As my predecessor, Russell E. Dougherty, has said the accomplishments of AFA today are possible because we stand on the shoulders of giants, meaning those farsighted leaders who founded AFA and sustained it as it grew. Throughout our history, each generation of members and leaders has been able to build on the achievements of the generations that went before. Thus, the Association has become an instrument; perhaps promote understanding and support for issues vital to national security. We of AFA are a quarter million strong, and we are just as effective as we will ourselves to be.
It is important that we will ourselves to be very effective we have a huge job of informing and educating on our hands.
Sixteen years into the All-Volunteer Force, five years into the restoration of US military preparedness, and reduction adventure, signs abound that defense has begun to slip badly as a national priority.
In part, this is because the public either does not understand or does not believe that its security is threatened in an immediate way by the relentless buildup of Soviet military power. There is a vague perception that the risk is exaggerated and that the United States probably has already as much military capability as it needs. It does not weigh heavily on the public’s mind that the US Air Force lacks the number of combat-coded fighter and attack squadrons to meet its taskings, that total airlift available is woefully short of the amount required, or that the balance in strategic nuclear capability is drifting in favor of those who intend us harm. Unaware of the facts or choosing to ignore them, a great many people think that defense spending is largely to blame for the federal deficit. There is a growing mood that we must cut our military coat to fit the budgetary cloth, no matter what such a coat might cover or leave uncovered.

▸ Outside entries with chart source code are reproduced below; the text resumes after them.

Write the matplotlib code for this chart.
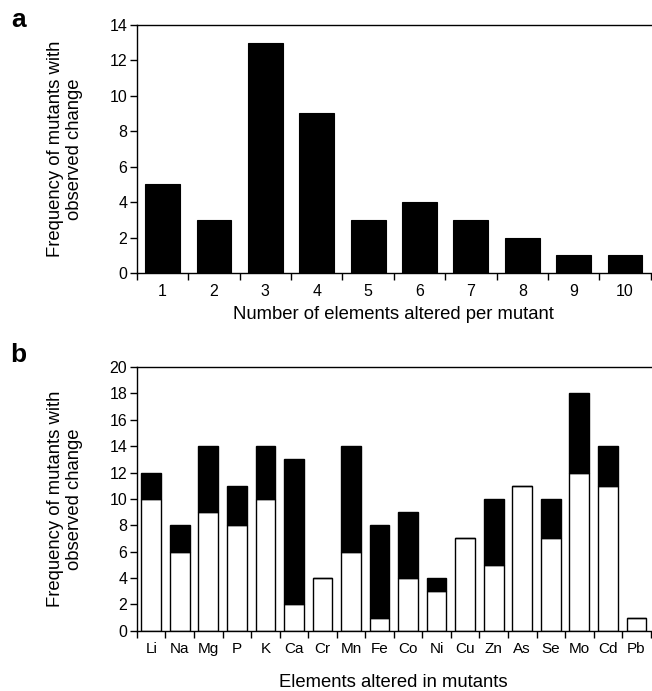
import matplotlib.pyplot as plt
import numpy as np

plt.rcParams['font.family'] = ['Liberation Sans', 'DejaVu Sans']

# panel a data
n_altered = [1, 2, 3, 4, 5, 6, 7, 8, 9, 10]
freq_a = [5, 3, 13, 9, 3, 4, 3, 2, 1, 1]

# panel b data
elements = ["Li", "Na", "Mg", "P", "K", "Ca", "Cr", "Mn", "Fe", "Co",
            "Ni", "Cu", "Zn", "As", "Se", "Mo", "Cd", "Pb"]
white_part = [10, 6, 9, 8, 10, 2, 4, 6, 1, 4, 3, 7, 5, 11, 7, 12, 11, 1]
black_part = [2, 2, 5, 3, 4, 11, 0, 8, 7, 5, 1, 0, 5, 0, 3, 6, 3, 0]

fig = plt.figure(figsize=(6.52, 6.91), dpi=100)
ax1 = fig.add_axes([0.210, 0.605, 0.788, 0.359])
ax2 = fig.add_axes([0.210, 0.087, 0.788, 0.382])


def style_axis(ax, n, ymax, ystep, labels):
    ax.set_xlim(0.5, n + 0.5)
    ax.set_ylim(0, ymax)
    ax.set_yticks(np.arange(0, ymax + 1, ystep))
    ax.set_xticks(np.arange(1, n + 1))
    ax.set_xticklabels(labels)
    ax.set_xticks(np.arange(0.5, n + 1.0, 1.0), minor=True)
    ax.tick_params(axis='x', which='major', length=0, pad=8, labelsize=11.5)
    ax.tick_params(axis='x', which='minor', length=5, width=1, direction='out')
    ax.tick_params(axis='y', length=5, width=1, direction='out', labelsize=11.5, pad=2)
    ax.spines['right'].set_visible(False)
    for s in ['left', 'bottom', 'top']:
        ax.spines[s].set_linewidth(1.0)
    ax.set_ylabel("Frequency of mutants with\nobserved change", fontsize=13.3,
                  linespacing=1.15, labelpad=19)


# panel a
ax1.bar(n_altered, freq_a, width=0.68, color='black', edgecolor='black', linewidth=0.8)
style_axis(ax1, len(n_altered), 14, 2, [str(v) for v in n_altered])
ax1.set_xlabel("Number of elements altered per mutant", fontsize=13.3, labelpad=5)

# panel b
x = np.arange(1, len(elements) + 1)
ax2.bar(x, white_part, width=0.69, color='white', edgecolor='black', linewidth=1.0)
ax2.bar(x, black_part, width=0.69, bottom=white_part, color='black',
        edgecolor='black', linewidth=1.0)
style_axis(ax2, len(elements), 20, 2, elements)
ax2.tick_params(axis='x', which='major', labelsize=11, pad=8)
ax2.set_xlabel("Elements altered in mutants", fontsize=13.3, labelpad=13)

fig.text(0.028, 0.971, "a", fontsize=19, fontweight='bold', va='center', ha='center')
fig.text(0.028, 0.486, "b", fontsize=19, fontweight='bold', va='center', ha='center')

fig.savefig("out.png", dpi=100)
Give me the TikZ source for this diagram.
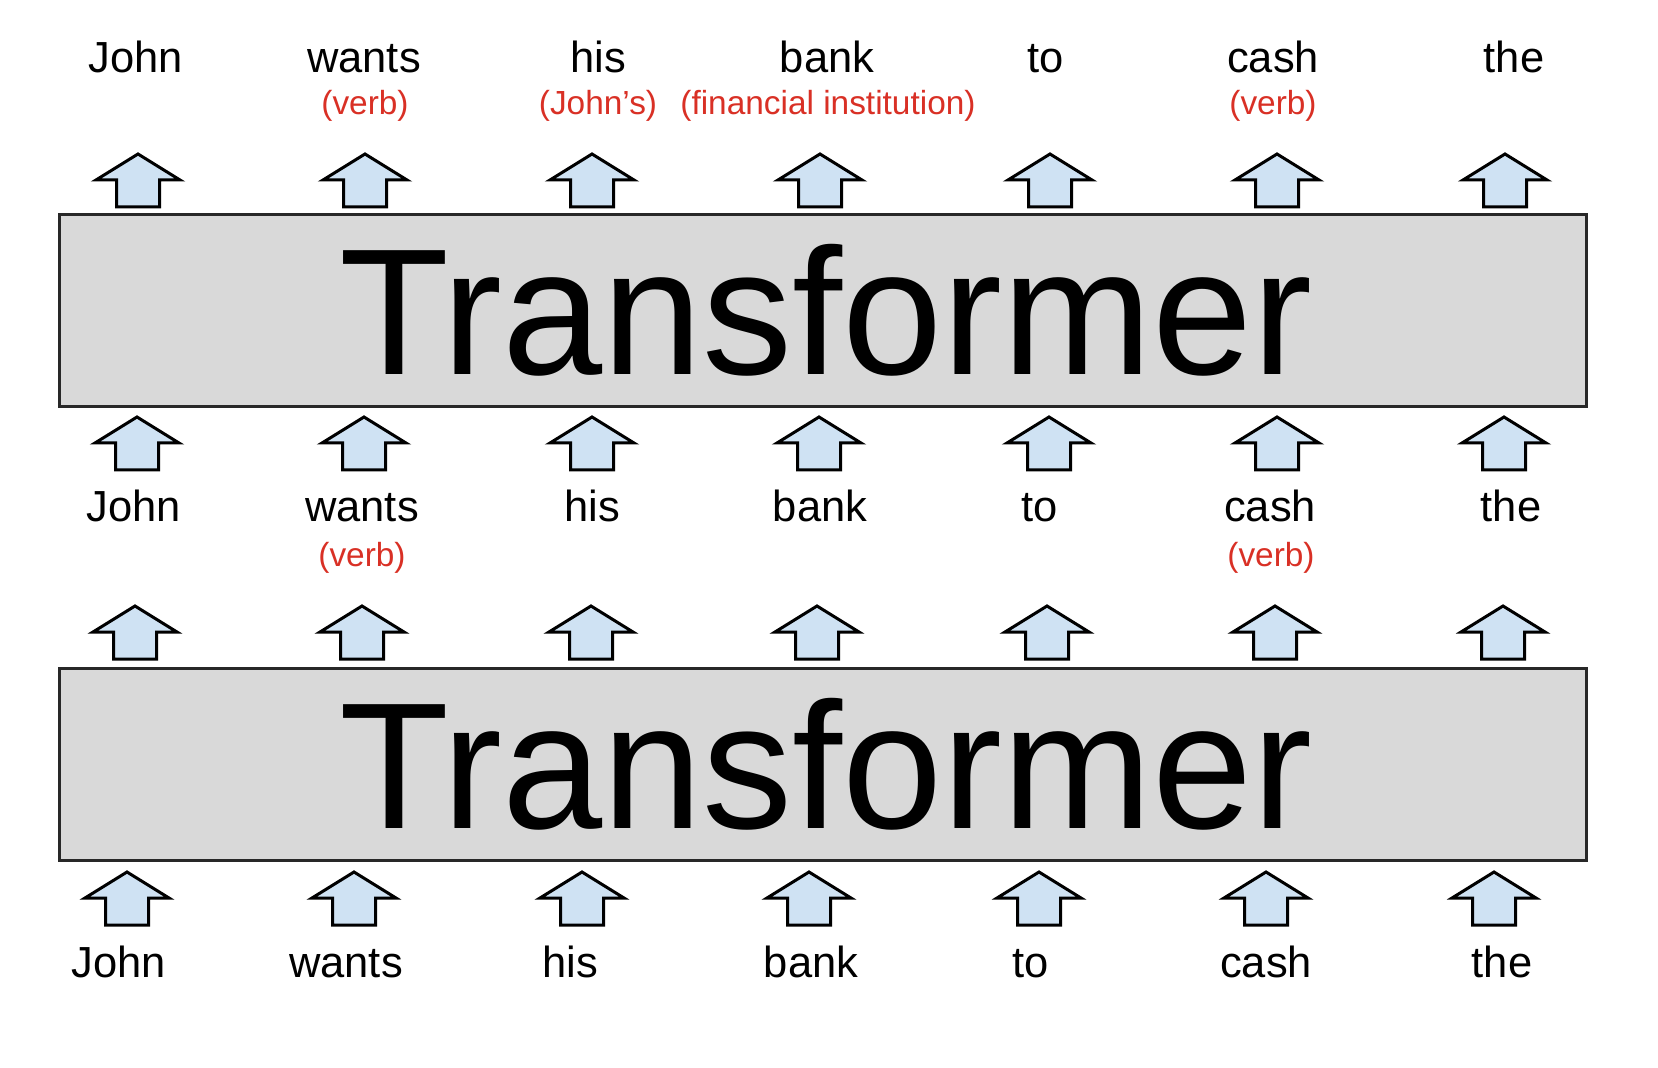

With each passing year, fewer Americans — and fewer decision-makers — have served personally in the armed forces. Accurate, timely information on defense issues is seldom available from the popular media. Along with forty years of heritage, we in AFA inherited an obligation from those giants on whose shoulders we stand. It is not enough that we ourselves be informed and understand. We must also inform others and make them understand, too. If we do not do this, who will
The program of the Air Force Association serves many constituencies: The general membership, as it goes about learning, teaching, and informing; the active-duty Air Force and the Air Reserve Forces; the education system that prepares the leaders and doers of tomorrow; decision-makers, as they struggle with the difficult issues of our times; veterans and military retirees, to whom we owe so much; the much-maligned but critically important defense industrial base; and above all, the nation we seek to protect and preserve.
As we begin our fifth decade, we are obligated by heritage and purpose to live up to the assessment made by one of our best-known charter members, President Ronald Reagan, in his message to AFA’s Gathering of Eagles: “It looks like that association of Air Force supporters we pulled together forty years ago has thrived. It makes me proud to have had a hand in getting AFA started, to see how it has grown and contributed to the security of our nation.”
This is our history — and our mandate for the future.